++++ Available data
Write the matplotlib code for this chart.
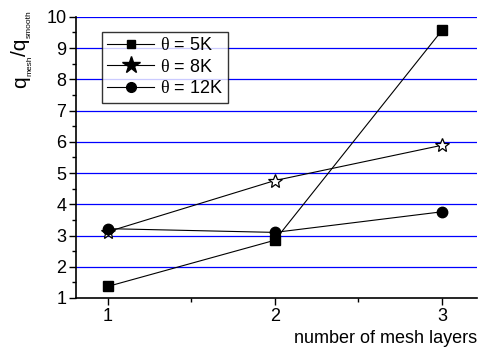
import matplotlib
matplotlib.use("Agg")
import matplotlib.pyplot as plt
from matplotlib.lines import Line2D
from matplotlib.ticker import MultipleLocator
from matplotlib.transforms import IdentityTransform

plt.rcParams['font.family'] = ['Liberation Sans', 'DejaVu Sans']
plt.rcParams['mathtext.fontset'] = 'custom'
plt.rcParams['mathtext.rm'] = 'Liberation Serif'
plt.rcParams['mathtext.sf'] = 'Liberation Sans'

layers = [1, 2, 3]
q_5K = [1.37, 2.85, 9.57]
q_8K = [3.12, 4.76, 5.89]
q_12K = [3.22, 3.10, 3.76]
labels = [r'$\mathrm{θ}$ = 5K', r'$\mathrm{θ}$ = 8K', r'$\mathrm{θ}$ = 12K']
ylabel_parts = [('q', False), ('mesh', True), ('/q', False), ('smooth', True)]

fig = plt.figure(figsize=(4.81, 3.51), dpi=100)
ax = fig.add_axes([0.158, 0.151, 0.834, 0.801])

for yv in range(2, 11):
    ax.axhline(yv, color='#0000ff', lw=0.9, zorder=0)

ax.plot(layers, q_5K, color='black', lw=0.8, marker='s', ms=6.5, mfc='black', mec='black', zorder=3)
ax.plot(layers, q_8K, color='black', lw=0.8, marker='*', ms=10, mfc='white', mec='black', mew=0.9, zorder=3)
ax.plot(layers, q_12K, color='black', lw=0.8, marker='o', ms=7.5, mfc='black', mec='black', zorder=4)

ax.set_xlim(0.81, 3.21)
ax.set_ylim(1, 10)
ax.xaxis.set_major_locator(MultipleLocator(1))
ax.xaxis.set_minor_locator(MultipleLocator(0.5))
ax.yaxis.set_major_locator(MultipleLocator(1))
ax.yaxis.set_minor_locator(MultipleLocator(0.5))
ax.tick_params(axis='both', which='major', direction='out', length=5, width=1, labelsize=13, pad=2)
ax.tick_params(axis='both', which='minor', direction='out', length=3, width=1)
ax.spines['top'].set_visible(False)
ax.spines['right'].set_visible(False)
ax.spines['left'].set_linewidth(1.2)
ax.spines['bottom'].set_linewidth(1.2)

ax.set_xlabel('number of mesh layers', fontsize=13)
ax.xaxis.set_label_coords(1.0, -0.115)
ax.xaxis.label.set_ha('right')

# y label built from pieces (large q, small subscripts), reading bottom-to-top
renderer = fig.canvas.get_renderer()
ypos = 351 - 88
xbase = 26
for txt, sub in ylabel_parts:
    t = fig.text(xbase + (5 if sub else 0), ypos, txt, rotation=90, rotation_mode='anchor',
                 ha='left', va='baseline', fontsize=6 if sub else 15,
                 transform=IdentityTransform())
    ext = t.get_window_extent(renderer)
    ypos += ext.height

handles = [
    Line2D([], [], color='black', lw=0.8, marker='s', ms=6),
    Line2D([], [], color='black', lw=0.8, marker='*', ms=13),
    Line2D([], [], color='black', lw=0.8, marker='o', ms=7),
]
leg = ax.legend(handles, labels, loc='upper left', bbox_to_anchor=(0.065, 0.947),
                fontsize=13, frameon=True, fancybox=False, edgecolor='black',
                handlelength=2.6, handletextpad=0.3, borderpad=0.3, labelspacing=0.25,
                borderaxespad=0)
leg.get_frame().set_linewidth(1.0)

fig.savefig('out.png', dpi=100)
++++++++
++++ Available data
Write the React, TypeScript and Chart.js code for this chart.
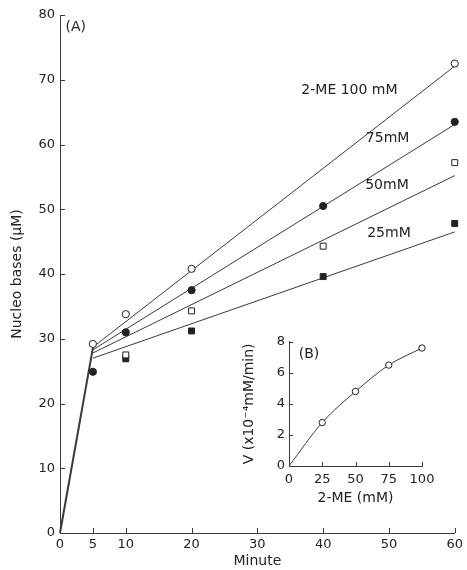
++++++++
**Problem statement**. Reproduce the data above exactly, but only from the line containing "Write the matplotlib code for this chart." through the line containing "ax.axhline(yv, color='#0000ff', lw=0.9, zorder=0)"; skip the pictures.

**Problem solution**.
Write the matplotlib code for this chart.
import matplotlib
matplotlib.use("Agg")
import matplotlib.pyplot as plt
from matplotlib.lines import Line2D
from matplotlib.ticker import MultipleLocator
from matplotlib.transforms import IdentityTransform

plt.rcParams['font.family'] = ['Liberation Sans', 'DejaVu Sans']
plt.rcParams['mathtext.fontset'] = 'custom'
plt.rcParams['mathtext.rm'] = 'Liberation Serif'
plt.rcParams['mathtext.sf'] = 'Liberation Sans'

layers = [1, 2, 3]
q_5K = [1.37, 2.85, 9.57]
q_8K = [3.12, 4.76, 5.89]
q_12K = [3.22, 3.10, 3.76]
labels = [r'$\mathrm{θ}$ = 5K', r'$\mathrm{θ}$ = 8K', r'$\mathrm{θ}$ = 12K']
ylabel_parts = [('q', False), ('mesh', True), ('/q', False), ('smooth', True)]

fig = plt.figure(figsize=(4.81, 3.51), dpi=100)
ax = fig.add_axes([0.158, 0.151, 0.834, 0.801])

for yv in range(2, 11):
    ax.axhline(yv, color='#0000ff', lw=0.9, zorder=0)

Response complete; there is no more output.